Despite many optimistic assessments since the UK voted to leave the EU in June 2016, a new report from UK think tank New Financial reveals a weakening in London’s status as the premier European financial centre.

The report, entitled Brexit & The City: The Impact So Far, estimates that more than 440 firms in banking and finance have moved or are moving part of their business, staff, assets or legal entities from the UK to the EU, up from 269 identified in its March 2019 report. The researchers identify more than £900bn in bank assets that have been or are being moved - equal to about 10% of the entire UK banking system.

Both numbers are higher than New Financial’s previous estimates. Worse still is that this analysis is almost certainly a significant underestimate of the real picture, according to the report, which acknowledges that many firms could have slipped beneath the radar. In addition, the think tank expects the numbers to grow as the EU takes a tougher stand on location activity.

“‘Getting Brexit done’ is only the end of the beginning of the process: given the limited equivalence arrangements in place, over time we expect there to be a drip-feed of business and activity from the UK to the EU,” says the report.

Every barrier Brexit puts up is not ruinous in itself, but together they add up to a burdensome and unattractive business environment

Dublin has emerged as the biggest beneficiary of Brexit.
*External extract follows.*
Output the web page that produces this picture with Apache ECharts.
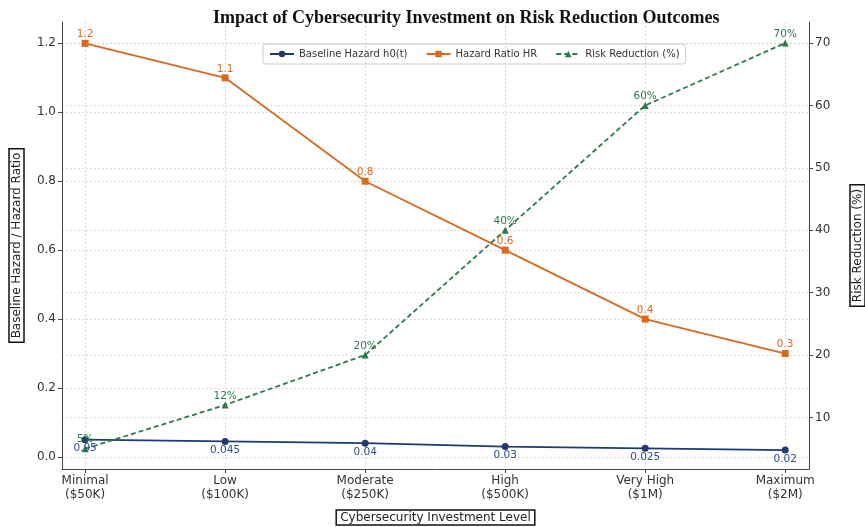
<!DOCTYPE html>
<html>
<head>
<meta charset="utf-8">
<script src="https://cdn.jsdelivr.net/npm/echarts@6/dist/echarts.min.js"></script>
<style>
  html, body { margin: 0; padding: 0; background: #fff; }
  #chart { width: 865px; height: 527px; }
</style>
</head>
<body>
<div id="chart"></div>
<script>
// Investment levels (x categories)
const categories = ['Minimal\n($50K)', 'Low\n($100K)', 'Moderate\n($250K)', 'High\n($500K)', 'Very High\n($1M)', 'Maximum\n($2M)'];
// Series values
const baselineHazard = [0.05, 0.045, 0.04, 0.03, 0.025, 0.02];
const hazardRatio = [1.2, 1.1, 0.8, 0.6, 0.4, 0.3];
const riskReduction = [5, 12, 20, 40, 60, 70];
// Tick values
const leftTicks = [0, 0.2, 0.4, 0.6, 0.8, 1.0, 1.2];
const rightTicks = [10, 20, 30, 40, 50, 60, 70];
const xTicks = [0, 1, 2, 3, 4, 5];

const NAVY = '#1f3b6f';
const ORANGE = '#d8691f';
const GREEN = '#2a7a4a';
const FONT = 'DejaVu Sans';

const toPoints = arr => arr.map((v, i) => [i, v]);

const gridLine = { show: true, lineStyle: { color: '#d0d0d0', type: [2, 2], width: 0.8 } };
const axisLineStyle = { show: true, onZero: false, lineStyle: { color: '#444', width: 1 } };
const boxedName = (extra) => Object.assign({
  fontFamily: FONT, fontSize: 12, color: '#222',
  borderColor: '#111', borderWidth: 1.5, padding: [2, 4, 1, 4]
}, extra || {});

const chart = echarts.init(document.getElementById('chart'), null, { renderer: 'canvas' });
chart.setOption({
  backgroundColor: '#fff',
  animation: false,
  title: {
    text: 'Impact of Cybersecurity Investment on Risk Reduction Outcomes',
    left: 208, top: 4,
    textStyle: { fontFamily: 'Liberation Serif', fontWeight: 'bold', fontSize: 18, color: '#111' }
  },
  legend: {
    top: 44, left: 263,
    itemWidth: 24, itemHeight: 8, itemGap: 18,
    padding: [5, 6],
    borderColor: '#ccc', borderWidth: 1, borderRadius: 3,
    textStyle: { fontFamily: FONT, fontSize: 10, color: '#333' },
    data: ['Baseline Hazard h0(t)', 'Hazard Ratio HR', 'Risk Reduction (%)']
  },
  grid: { left: 62, right: 56, top: 22, bottom: 58, outerBoundsMode: 'none', containLabel: false },
  xAxis: {
    type: 'value', min: -0.165, max: 5.17,
    name: 'Cybersecurity Investment Level', nameLocation: 'middle', nameGap: 41,
    nameTextStyle: boxedName(),
    axisLine: axisLineStyle,
    axisTick: { show: true, length: 4, customValues: xTicks, lineStyle: { color: '#444' } },
    axisLabel: {
      customValues: xTicks, fontFamily: FONT, fontSize: 12, color: '#333', lineHeight: 14, margin: 5,
      formatter: v => categories[Math.round(v)]
    },
    splitLine: gridLine
  },
  yAxis: [
    {
      type: 'value', min: -0.035, max: 1.262, position: 'left',
      name: 'Baseline Hazard / Hazard Ratio', nameLocation: 'middle', nameGap: 38, nameRotate: 90,
      nameTextStyle: boxedName(),
      axisLine: axisLineStyle,
      axisTick: { show: true, length: 4, customValues: leftTicks, lineStyle: { color: '#444' } },
      axisLabel: { customValues: leftTicks, fontFamily: FONT, fontSize: 12, color: '#333', margin: 6,
        formatter: v => v.toFixed(1) },
      splitLine: gridLine
    },
    {
      type: 'value', min: 1.74, max: 73.37, position: 'right',
      name: 'Risk Reduction (%)', nameLocation: 'middle', nameGap: 41, nameRotate: 90,
      nameTextStyle: boxedName(),
      axisLine: axisLineStyle,
      axisTick: { show: true, length: 4, customValues: rightTicks, lineStyle: { color: '#444' } },
      axisLabel: { customValues: rightTicks, fontFamily: FONT, fontSize: 12, color: '#333', margin: 6 },
      splitLine: gridLine
    }
  ],
  series: [
    {
      name: 'Baseline Hazard h0(t)', type: 'line', yAxisIndex: 0,
      data: toPoints(baselineHazard),
      symbol: 'circle', symbolSize: 7,
      lineStyle: { color: NAVY, width: 1.8 },
      itemStyle: { color: NAVY },
      label: { show: true, position: 'bottom', distance: 0, color: '#2f4f86', fontFamily: FONT, fontSize: 10.5,
        formatter: p => String(p.value[1]) },
      z: 3
    },
    {
      name: 'Hazard Ratio HR', type: 'line', yAxisIndex: 0,
      data: toPoints(hazardRatio),
      symbol: 'rect', symbolSize: 7,
      lineStyle: { color: ORANGE, width: 1.8 },
      itemStyle: { color: ORANGE },
      label: { show: true, position: 'top', distance: 0, color: ORANGE, fontFamily: FONT, fontSize: 10.5,
        formatter: p => String(p.value[1]) },
      z: 3
    },
    {
      name: 'Risk Reduction (%)', type: 'line', yAxisIndex: 1,
      data: toPoints(riskReduction),
      symbol: 'triangle', symbolSize: 7,
      lineStyle: { color: GREEN, width: 1.8, type: [5, 3] },
      itemStyle: { color: GREEN },
      label: { show: true, position: 'top', distance: 0, color: GREEN, fontFamily: FONT, fontSize: 10.5,
        formatter: p => p.value[1] + '%' },
      z: 3
    }
  ]
});
</script>
</body>
</html>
It has attracted 135 firms, representing a quarter of the total business moves from the UK. Paris came second with 102 firms (19%), followed by Luxembourg (17%), Frankfurt (12%), and Amsterdam (9%). Different financial centres have attracted firms based on their sector specialisation, for example 60% of the firms that have chosen Frankfurt as their main EU base are banks, according to the report. 

New Financial also identified 7,400 staff moves or local hires in response to Brexit, and expects this number to rise as well in the coming years. The report highlights that the bigger issue is “not jobs leaving the UK but new jobs in the EU being created in future that might otherwise have been created in the UK”.

Despite the gloomy assessment of the damaging effects of Brexit on London’s financial services community, the report concludes that “there is no question that London will remain the dominant financial centre in Europe for the foreseeable future”.

This prediction seems to be supported by the most recent Global Financial Centres Index (GFCI), compiled by UK think tank Z/Yen. London is well ahead of other European financial centres, second only to New York in the global ranking. However, Frankfurt is closing the gap and has moved into the top 10, in ninth place, up from 16th in 2020.

The other favoured destinations didn’t fare as well in the 29th GFCI ranking. Luxembourg dropped five spots to 17th; Paris fell seven places to 25th; Amsterdam down six spots to 28th; and Dublin tumbled 14 positions to 48th. The GFCI ranks cities by five broad areas of competitiveness: business environment, human capital, infrastructure, financial sector development, and reputation.

But one can’t help think that Brexit is akin to ‘death by a thousand cuts’ for the UK’s leading financial hub. Every barrier that Brexit puts in the way of the free movement of money and people is not ruinous in itself, but together they add up to a burdensome and unattractive business environment that will stifle innovation and result in a lessening of London’s influence in the banking and finance industry in Europe and the world.